Id. at 988-89 (alterations, citations, and quotations omitted).

Before Chambers, we considered an escape conviction categorically a crime of violence under U.S.S.G. § 4B1.2(a)(2). In affirming Mr. Avalos’s sentence on direct appeal, we explained:

we have repeatedly held that escape is categorically a crime of violence because it “always constitutes conduct that presents a serious potential risk of physical injury to another.” See United States v. Patterson, 472 F.3d 767, 783 (10th Cir.2006); United States v. Turner, 285 F.3d 909, 915-16 (10th Cir.2002) (“Even though initial circumstances of an escape may be non-violent, there is no way to *733 predict what an escapee will do when encountered by the authorities. Every escape is a powder keg, which may or may not explode into violence.” (quotation omitted)); see also U.S.S.G. § 4B 1.2(a) cmt. n. 1 (defining “crime of violence” to include an offense that involves conduct that “present[s] a serious potential risk of physical injury to another”).

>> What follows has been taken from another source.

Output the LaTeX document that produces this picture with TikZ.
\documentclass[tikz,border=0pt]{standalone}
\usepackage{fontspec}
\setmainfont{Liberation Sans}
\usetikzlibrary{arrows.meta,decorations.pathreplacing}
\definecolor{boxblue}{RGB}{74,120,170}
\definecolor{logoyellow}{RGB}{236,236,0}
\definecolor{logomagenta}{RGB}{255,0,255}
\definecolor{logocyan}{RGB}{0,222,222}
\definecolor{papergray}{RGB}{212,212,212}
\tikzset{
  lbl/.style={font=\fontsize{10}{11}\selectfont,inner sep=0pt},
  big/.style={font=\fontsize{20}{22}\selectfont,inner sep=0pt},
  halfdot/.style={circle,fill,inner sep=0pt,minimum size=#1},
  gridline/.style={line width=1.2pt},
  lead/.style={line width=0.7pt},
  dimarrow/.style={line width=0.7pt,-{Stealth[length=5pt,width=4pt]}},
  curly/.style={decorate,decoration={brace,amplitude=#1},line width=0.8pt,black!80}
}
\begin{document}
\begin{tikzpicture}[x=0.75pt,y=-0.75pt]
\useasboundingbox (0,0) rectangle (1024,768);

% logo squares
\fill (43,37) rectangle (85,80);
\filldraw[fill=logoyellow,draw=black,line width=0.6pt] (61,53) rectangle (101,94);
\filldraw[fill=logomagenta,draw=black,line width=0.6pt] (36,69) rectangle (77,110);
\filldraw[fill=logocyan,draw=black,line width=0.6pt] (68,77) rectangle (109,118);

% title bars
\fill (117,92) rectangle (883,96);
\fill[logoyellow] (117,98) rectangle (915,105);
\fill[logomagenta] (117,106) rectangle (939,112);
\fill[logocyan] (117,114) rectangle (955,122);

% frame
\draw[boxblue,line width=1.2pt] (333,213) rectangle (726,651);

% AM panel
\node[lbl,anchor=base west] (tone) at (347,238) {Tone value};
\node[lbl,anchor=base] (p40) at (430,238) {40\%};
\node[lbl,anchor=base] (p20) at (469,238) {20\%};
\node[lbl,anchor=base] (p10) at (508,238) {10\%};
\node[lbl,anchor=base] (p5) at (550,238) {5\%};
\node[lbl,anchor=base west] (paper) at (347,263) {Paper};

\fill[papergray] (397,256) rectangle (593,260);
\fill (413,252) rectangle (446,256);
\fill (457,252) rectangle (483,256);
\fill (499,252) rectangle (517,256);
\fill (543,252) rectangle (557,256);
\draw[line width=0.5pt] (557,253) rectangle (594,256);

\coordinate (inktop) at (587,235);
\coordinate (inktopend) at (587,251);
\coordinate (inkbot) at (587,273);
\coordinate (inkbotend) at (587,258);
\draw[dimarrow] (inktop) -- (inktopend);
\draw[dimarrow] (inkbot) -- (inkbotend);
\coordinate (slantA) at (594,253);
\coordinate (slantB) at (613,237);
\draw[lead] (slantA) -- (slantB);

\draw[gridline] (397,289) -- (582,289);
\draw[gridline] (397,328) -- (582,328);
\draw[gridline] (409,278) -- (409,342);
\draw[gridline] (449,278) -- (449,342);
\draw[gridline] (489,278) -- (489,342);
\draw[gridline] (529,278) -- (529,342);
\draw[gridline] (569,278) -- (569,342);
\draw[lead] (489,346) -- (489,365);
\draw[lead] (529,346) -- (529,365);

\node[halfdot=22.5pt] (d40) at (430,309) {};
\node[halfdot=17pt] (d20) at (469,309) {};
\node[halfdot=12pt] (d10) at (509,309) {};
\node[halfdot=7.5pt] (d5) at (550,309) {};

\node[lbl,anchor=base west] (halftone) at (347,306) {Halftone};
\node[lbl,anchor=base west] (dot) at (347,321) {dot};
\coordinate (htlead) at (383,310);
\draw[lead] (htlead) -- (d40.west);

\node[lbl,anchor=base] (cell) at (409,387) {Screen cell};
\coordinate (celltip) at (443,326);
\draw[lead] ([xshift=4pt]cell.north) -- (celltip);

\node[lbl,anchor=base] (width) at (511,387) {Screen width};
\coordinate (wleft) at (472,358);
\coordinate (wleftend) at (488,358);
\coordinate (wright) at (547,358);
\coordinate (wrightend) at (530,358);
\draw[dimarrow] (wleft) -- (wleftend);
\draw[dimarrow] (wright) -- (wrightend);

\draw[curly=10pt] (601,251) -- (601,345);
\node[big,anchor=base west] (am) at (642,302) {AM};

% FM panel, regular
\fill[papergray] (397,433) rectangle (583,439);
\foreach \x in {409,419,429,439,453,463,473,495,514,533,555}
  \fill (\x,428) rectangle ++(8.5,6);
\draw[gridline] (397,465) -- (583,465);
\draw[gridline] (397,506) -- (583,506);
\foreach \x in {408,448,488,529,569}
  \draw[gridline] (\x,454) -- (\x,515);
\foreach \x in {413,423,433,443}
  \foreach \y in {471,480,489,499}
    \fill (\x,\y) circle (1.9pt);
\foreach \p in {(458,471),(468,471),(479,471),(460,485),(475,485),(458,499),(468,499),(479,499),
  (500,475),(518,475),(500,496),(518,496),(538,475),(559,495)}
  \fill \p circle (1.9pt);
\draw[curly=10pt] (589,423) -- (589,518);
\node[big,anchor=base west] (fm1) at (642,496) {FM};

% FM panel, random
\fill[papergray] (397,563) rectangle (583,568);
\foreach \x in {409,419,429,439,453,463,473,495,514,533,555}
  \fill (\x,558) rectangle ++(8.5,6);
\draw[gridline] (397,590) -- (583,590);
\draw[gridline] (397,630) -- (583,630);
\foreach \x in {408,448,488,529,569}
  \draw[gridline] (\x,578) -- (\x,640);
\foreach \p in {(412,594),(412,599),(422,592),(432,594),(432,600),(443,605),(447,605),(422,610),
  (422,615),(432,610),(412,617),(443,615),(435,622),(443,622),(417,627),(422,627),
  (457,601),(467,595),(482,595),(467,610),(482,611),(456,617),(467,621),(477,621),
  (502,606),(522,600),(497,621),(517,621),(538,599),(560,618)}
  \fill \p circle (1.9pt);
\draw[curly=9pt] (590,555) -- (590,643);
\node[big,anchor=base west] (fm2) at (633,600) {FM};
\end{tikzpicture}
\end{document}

Avalos I, 506 F.3d at 980.

In Chambers, however, the Supreme Court considered a conviction based on an Illinois statute that, in the Court’s view, contained at least two separate crimes— escape from custody and failure to report to a penal institution. Chambers, 129 S.Ct. at 691. The defendant in Chambers had been convicted of failure to report. Id. at 690. The Supreme Court concluded that failure to report is not a violent felony for purposes of the ACCA because “it does not involve conduct that presents a serious potential risk of physical injury to another.” Id. at 691 (quotations omitted).

In this case, Mr. Avalos was convicted under N.M. Stat. § 30-22-8, 1 which provides:

Escape from jail. Escape from jail consists of any person who shall have been lawfully committed to any jail, escaping or attempting to escape from such jail. Whoever commits escape from jail is guilty of a fourth degree felony.

See N.M. Stat. § 30-22-8. New Mexico courts interpret this statute as encompassing failure-to-report scenarios. See, e.g., State v. Hill, 117 N.M.